(Charts and diagrams as code)
^^^^^^^^^^^^^^^^
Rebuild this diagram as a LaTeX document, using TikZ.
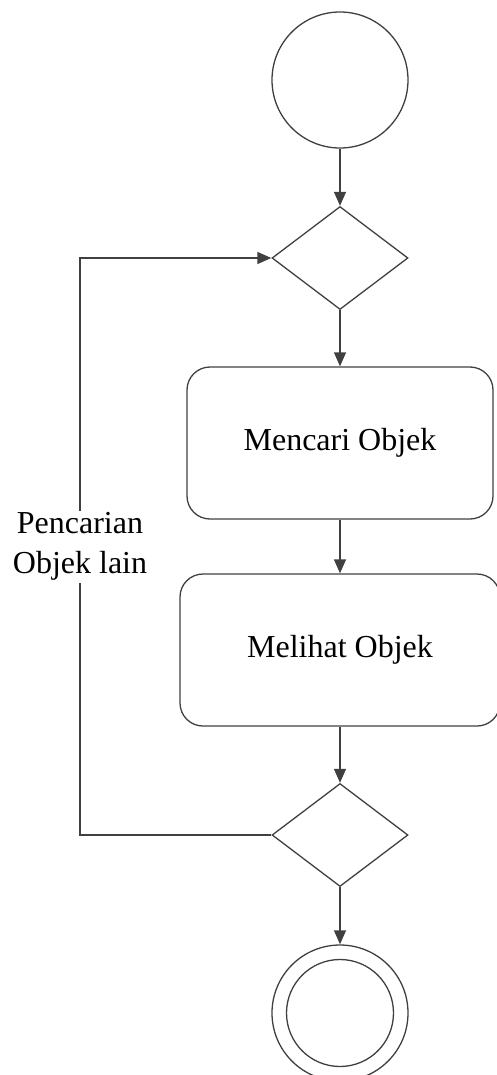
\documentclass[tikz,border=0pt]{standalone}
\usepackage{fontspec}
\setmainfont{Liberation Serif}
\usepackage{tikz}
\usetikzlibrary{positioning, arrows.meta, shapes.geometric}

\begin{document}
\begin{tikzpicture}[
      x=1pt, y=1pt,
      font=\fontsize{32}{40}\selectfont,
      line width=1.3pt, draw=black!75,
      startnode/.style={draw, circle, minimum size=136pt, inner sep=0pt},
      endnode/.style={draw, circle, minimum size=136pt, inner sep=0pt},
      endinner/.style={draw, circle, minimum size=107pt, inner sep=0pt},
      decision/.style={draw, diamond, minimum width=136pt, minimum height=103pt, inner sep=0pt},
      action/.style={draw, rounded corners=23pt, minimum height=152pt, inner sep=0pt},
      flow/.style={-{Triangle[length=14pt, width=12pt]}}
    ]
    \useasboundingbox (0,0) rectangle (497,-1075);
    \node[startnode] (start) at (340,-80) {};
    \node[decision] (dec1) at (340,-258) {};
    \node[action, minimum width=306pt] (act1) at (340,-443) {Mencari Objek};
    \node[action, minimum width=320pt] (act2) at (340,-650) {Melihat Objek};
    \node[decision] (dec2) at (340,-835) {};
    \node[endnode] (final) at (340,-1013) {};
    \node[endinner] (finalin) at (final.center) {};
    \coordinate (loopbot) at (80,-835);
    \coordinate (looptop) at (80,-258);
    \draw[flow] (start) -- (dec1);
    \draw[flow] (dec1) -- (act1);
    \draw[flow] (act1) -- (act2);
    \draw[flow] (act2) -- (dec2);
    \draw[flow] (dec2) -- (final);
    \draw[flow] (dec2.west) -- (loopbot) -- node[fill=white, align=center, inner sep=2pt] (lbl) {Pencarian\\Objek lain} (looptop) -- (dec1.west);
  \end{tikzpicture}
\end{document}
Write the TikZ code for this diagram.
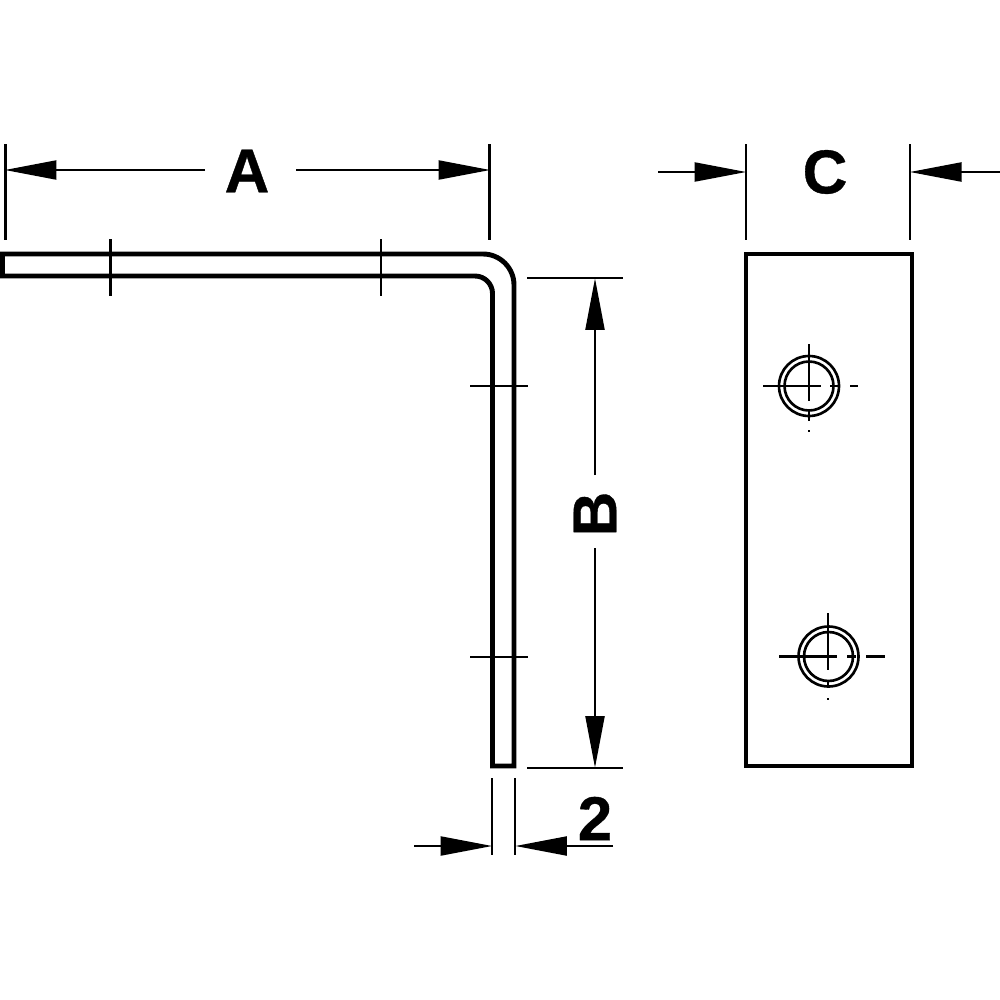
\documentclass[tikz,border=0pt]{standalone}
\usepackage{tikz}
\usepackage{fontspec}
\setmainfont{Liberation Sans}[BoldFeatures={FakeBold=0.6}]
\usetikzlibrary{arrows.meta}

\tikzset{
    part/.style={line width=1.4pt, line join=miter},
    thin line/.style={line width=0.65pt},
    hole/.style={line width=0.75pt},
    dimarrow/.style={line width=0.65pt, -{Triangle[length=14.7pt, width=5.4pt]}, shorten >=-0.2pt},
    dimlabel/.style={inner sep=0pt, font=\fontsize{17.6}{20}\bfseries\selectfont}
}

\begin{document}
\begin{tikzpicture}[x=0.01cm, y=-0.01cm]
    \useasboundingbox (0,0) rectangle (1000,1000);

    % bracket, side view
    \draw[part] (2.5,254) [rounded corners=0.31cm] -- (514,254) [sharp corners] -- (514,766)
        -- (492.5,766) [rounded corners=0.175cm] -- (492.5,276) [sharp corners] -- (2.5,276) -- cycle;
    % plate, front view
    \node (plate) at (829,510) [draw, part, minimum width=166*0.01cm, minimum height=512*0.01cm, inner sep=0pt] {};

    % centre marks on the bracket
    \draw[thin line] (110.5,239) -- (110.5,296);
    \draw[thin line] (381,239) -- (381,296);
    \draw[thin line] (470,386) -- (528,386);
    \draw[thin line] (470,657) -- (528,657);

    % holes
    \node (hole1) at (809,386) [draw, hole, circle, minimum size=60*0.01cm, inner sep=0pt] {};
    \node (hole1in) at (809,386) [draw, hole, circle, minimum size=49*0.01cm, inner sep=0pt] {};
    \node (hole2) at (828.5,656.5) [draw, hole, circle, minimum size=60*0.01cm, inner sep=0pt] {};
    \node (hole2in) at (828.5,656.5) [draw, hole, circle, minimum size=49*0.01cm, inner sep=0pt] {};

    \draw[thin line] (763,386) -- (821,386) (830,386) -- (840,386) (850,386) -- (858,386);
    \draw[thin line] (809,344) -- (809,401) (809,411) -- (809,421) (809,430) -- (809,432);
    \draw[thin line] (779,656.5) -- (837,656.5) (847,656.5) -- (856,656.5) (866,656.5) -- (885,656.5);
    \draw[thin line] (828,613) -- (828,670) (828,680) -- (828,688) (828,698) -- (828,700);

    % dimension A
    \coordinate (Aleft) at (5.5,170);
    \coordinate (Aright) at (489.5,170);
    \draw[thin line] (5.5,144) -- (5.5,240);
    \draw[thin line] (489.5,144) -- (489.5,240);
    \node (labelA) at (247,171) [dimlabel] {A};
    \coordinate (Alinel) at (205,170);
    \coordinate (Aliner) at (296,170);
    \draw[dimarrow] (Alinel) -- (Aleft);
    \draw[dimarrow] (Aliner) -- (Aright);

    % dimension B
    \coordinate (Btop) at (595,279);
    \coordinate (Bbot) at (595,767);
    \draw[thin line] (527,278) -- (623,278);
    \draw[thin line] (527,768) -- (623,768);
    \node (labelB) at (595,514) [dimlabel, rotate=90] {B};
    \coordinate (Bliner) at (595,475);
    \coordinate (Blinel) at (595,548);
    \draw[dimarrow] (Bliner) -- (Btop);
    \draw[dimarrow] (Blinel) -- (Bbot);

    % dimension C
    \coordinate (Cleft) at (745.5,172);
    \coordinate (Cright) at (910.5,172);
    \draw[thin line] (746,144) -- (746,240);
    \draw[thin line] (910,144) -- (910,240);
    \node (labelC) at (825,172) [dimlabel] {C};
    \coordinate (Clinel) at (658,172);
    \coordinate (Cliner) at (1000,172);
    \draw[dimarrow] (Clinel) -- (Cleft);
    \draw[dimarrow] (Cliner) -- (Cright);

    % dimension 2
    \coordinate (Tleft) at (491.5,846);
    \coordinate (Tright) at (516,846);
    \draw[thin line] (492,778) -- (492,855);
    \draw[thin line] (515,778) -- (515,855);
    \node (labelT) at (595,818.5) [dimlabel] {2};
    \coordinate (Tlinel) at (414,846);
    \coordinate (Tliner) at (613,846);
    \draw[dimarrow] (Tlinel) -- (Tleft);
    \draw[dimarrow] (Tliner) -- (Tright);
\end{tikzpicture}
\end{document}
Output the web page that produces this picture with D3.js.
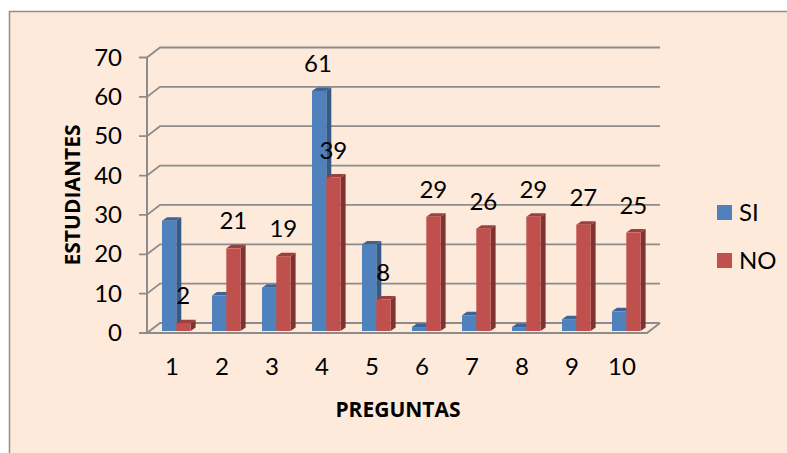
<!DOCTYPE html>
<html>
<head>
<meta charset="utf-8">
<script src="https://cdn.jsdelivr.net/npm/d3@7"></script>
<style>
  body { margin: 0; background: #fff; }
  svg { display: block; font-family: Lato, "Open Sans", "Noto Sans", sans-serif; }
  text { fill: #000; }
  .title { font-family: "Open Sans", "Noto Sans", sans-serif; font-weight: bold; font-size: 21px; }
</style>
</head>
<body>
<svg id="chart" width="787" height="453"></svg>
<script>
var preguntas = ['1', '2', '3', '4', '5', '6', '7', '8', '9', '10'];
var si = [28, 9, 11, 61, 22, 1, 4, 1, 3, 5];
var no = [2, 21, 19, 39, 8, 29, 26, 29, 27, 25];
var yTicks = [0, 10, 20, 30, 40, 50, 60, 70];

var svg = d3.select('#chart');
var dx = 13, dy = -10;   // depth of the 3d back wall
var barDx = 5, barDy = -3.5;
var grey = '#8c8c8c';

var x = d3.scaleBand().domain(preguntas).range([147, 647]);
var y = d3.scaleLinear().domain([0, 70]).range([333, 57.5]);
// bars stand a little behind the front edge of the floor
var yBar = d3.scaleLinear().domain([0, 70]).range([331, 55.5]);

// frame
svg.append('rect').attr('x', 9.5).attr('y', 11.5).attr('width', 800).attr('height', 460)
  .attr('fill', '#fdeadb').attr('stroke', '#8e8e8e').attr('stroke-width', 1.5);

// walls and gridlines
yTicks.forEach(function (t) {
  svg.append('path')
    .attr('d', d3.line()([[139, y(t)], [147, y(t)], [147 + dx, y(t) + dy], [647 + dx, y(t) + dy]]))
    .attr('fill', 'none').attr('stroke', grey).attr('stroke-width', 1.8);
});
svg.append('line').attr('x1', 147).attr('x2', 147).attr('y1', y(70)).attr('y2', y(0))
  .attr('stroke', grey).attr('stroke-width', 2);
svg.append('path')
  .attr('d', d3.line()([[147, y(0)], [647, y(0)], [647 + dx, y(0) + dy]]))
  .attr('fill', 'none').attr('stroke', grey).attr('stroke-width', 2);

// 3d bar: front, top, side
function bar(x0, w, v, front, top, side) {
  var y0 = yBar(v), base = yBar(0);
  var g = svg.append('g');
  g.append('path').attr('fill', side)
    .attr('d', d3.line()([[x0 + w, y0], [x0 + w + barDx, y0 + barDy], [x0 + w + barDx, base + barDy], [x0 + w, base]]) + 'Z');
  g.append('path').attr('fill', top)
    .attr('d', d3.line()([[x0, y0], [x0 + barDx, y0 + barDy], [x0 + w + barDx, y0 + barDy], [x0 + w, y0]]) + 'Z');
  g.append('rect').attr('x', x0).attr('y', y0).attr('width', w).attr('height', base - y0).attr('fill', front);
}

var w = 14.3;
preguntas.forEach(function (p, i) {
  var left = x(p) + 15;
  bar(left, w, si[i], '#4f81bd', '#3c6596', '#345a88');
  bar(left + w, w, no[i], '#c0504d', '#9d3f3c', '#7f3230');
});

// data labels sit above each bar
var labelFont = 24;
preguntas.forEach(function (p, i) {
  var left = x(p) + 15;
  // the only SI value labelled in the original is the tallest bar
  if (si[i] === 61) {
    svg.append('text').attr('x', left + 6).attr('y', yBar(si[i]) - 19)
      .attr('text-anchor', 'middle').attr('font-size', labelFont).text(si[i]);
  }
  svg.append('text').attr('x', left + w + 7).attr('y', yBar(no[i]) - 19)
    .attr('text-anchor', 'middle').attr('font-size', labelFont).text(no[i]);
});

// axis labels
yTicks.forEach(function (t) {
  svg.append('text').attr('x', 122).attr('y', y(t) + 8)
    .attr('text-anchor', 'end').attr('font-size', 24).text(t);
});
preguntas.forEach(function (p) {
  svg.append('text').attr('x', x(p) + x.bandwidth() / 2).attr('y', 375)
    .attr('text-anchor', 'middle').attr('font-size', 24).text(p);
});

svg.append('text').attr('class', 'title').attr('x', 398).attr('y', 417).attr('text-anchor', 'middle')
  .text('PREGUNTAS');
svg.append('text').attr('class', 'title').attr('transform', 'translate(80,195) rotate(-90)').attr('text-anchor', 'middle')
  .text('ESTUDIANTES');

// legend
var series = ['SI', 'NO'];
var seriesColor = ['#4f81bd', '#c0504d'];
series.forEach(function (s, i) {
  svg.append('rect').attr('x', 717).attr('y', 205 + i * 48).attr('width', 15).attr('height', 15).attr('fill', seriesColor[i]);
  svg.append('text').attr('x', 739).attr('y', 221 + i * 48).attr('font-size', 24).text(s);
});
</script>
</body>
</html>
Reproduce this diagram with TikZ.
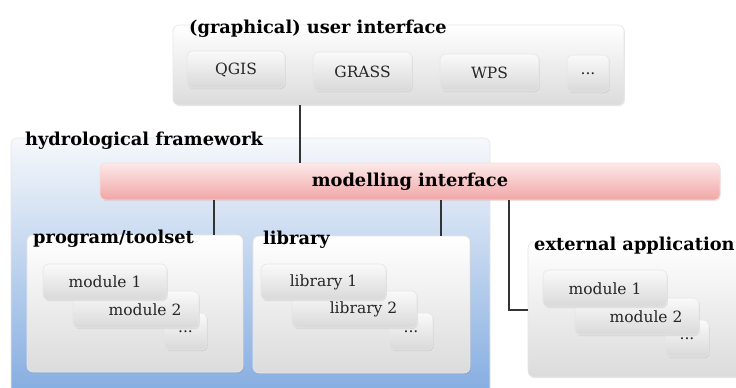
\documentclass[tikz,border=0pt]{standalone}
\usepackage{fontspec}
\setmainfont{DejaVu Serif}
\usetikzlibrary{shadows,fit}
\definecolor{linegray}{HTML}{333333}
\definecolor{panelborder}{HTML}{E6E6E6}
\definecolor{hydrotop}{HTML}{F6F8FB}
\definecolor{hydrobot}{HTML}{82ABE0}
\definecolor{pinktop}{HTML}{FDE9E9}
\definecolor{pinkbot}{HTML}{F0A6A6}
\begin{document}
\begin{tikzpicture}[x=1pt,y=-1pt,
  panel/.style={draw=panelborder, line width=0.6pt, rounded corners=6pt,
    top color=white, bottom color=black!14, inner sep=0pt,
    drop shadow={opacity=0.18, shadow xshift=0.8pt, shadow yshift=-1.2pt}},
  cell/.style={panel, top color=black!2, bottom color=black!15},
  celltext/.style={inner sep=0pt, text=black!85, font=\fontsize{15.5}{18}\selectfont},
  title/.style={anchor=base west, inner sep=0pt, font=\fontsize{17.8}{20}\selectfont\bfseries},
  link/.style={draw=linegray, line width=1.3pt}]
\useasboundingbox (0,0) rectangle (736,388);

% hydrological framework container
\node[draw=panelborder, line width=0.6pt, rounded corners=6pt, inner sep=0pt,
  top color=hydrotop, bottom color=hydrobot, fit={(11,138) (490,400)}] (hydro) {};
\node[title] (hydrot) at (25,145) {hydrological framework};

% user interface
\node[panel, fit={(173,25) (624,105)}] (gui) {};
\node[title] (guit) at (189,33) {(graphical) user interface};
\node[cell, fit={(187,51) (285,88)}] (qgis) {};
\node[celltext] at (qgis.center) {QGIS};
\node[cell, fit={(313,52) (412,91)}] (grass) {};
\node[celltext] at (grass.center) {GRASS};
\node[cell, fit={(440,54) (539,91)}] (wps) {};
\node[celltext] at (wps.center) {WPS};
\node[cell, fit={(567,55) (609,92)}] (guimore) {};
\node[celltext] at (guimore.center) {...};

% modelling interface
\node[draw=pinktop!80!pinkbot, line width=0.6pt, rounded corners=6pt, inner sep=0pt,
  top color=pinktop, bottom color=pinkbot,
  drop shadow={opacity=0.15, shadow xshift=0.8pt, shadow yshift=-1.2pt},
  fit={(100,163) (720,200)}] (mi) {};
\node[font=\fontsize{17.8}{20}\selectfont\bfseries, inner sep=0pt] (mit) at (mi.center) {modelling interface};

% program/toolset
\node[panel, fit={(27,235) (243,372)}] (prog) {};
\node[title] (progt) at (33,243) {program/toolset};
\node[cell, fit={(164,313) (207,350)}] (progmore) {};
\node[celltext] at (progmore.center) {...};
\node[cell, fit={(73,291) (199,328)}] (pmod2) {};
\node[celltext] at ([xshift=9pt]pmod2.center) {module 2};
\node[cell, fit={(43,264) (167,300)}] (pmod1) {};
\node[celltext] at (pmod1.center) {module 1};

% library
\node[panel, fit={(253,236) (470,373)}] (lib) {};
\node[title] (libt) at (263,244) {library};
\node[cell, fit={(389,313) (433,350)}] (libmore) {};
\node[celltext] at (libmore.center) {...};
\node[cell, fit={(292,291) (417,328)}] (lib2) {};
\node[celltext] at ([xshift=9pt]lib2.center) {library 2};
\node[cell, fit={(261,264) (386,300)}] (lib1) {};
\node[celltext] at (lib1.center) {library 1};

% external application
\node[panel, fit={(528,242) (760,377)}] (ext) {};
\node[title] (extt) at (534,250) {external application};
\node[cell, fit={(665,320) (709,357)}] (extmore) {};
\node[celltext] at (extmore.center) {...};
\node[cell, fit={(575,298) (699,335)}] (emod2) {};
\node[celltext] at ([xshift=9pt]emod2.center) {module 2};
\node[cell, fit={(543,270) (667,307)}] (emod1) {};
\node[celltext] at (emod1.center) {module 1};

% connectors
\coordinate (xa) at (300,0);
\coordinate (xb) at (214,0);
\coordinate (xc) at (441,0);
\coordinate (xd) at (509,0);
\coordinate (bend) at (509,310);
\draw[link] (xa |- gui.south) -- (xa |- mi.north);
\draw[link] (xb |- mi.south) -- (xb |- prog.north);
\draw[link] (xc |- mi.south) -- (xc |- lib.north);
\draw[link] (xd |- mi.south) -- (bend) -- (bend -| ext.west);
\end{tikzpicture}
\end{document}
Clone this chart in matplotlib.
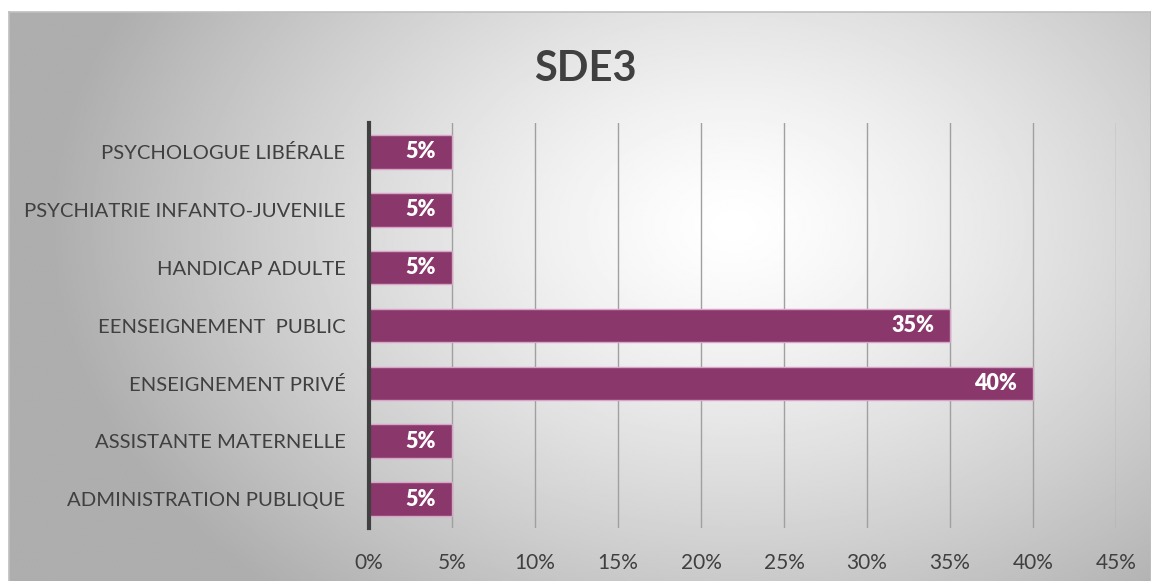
^^^^^^^^^^^^^^^^
REQUIREMENTS -> Write down exactly what the lines above say, from the line holding "Reproduce this diagram with TikZ." through the line holding "(0,0) rectangle (736,388);", and nothing more. Do not copy the pictures.

CORRECT OUTPUT ->
Reproduce this diagram with TikZ.
\documentclass[tikz,border=0pt]{standalone}
\usepackage{fontspec}
\setmainfont{DejaVu Serif}
\usetikzlibrary{shadows,fit}
\definecolor{linegray}{HTML}{333333}
\definecolor{panelborder}{HTML}{E6E6E6}
\definecolor{hydrotop}{HTML}{F6F8FB}
\definecolor{hydrobot}{HTML}{82ABE0}
\definecolor{pinktop}{HTML}{FDE9E9}
\definecolor{pinkbot}{HTML}{F0A6A6}
\begin{document}
\begin{tikzpicture}[x=1pt,y=-1pt,
  panel/.style={draw=panelborder, line width=0.6pt, rounded corners=6pt,
    top color=white, bottom color=black!14, inner sep=0pt,
    drop shadow={opacity=0.18, shadow xshift=0.8pt, shadow yshift=-1.2pt}},
  cell/.style={panel, top color=black!2, bottom color=black!15},
  celltext/.style={inner sep=0pt, text=black!85, font=\fontsize{15.5}{18}\selectfont},
  title/.style={anchor=base west, inner sep=0pt, font=\fontsize{17.8}{20}\selectfont\bfseries},
  link/.style={draw=linegray, line width=1.3pt}]
\useasboundingbox (0,0) rectangle (736,388);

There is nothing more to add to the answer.